Nate was born in Lomza, Poland in September of 1918. He came to New York with his mother and younger sister Norma in 1928 at the age of ten, joining his father who was already working there. Upon arriving, Nate did not speak a word of English. His teachers noticed his quick wit and keen intelligence, and encouraged him to attend the prestigious Stuyvesant High School, a New York City scientific-specialty school. He then earned a Bachelor of Science degree in Engineering from City College of New York; followed by a Master of Science in Mechanical Engineering from the UW; and three honorary doctorates from the University of Wisconsin-Milwaukee (UWM), MU, and MSOE. Nate credited his UW professors as being the reason he and Norma founded Astronautics in Wisconsin.
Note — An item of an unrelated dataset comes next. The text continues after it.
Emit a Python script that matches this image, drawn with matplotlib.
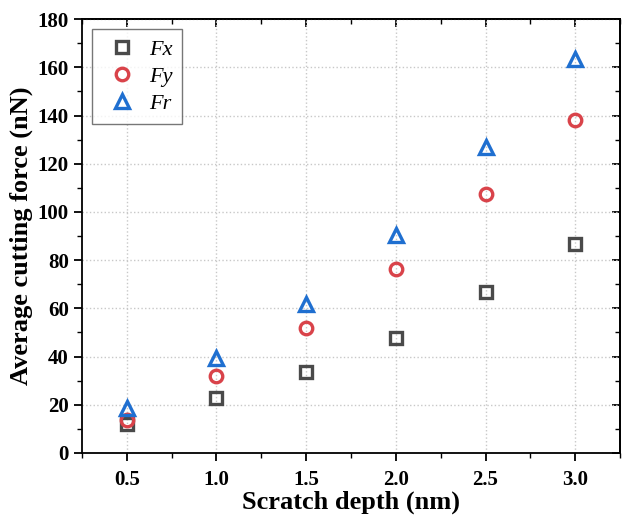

They impressed upon him how important it was to keep technology in the state.
 
Nate worked a number of jobs to pay for his college textbooks and other academic expenses, including selling ice cream, fruits, and vegetables from a horse-drawn cart at a local park in New York City and working as a farm laborer in the countryside. When retelling his ice cream peddler’s story, he would explain that he was temporarily jailed for selling without a license—he would joke that all of his assets melted.
 
When World War II began, Nate was working on his master’s degree at Columbia University. He put his studies on hold in order to design and develop radar systems for the US Navy. After the war, he continued working on engineering and electronics projects for the Navy and the Department of Defense. Nate then transitioned into the private sector as a vice president for Ketay Instrument Corporation from 1952 to 1954; he then joined the Avionics Division of the John Oster Manufacturing Company in Racine, WI where he led its research & development efforts until the founding of Astronautics in 1959.
 
Many of those who worked with Nate at Oster followed him to Astronautics. Long-term Astronautics employees, of which there are many (including 2nd and 3rd generation), were exceedingly loyal to both Nate and Norma. Nate often visited the production line where he would sit side-by-side with the technicians asking them about their work. He challenged employees to achieve more than they thought they could.
Hobbies: Nate was an avid sailor, skier, and classical-music lover. His sailboat, the Astronut, regularly cruised the Milwaukee harbor. Astronautics’ customers worldwide often tell stories of sailing with Nate on Lake Michigan—it made a lasting impression.

Nate was involved with many community-minded activities, including but not limited to: donating the building for the Helene Zelazo Center for the Performing Arts to UWM in his late wife’s honor. He served on the Greater Milwaukee Committee, Metropolitan Milwaukee Association of Commerce, and the MSOE Board of Regents. He had many connections with the Milwaukee-area universities: MSOE, MU, and UWM. His awards were numerous, with one of the most recent being induction into the Wisconsin Business Hall of Fame in 2014, sponsored by Junior Achievement of Wisconsin. He was a lifetime member of the American Society of Naval Engineers and the Navy League of the United States.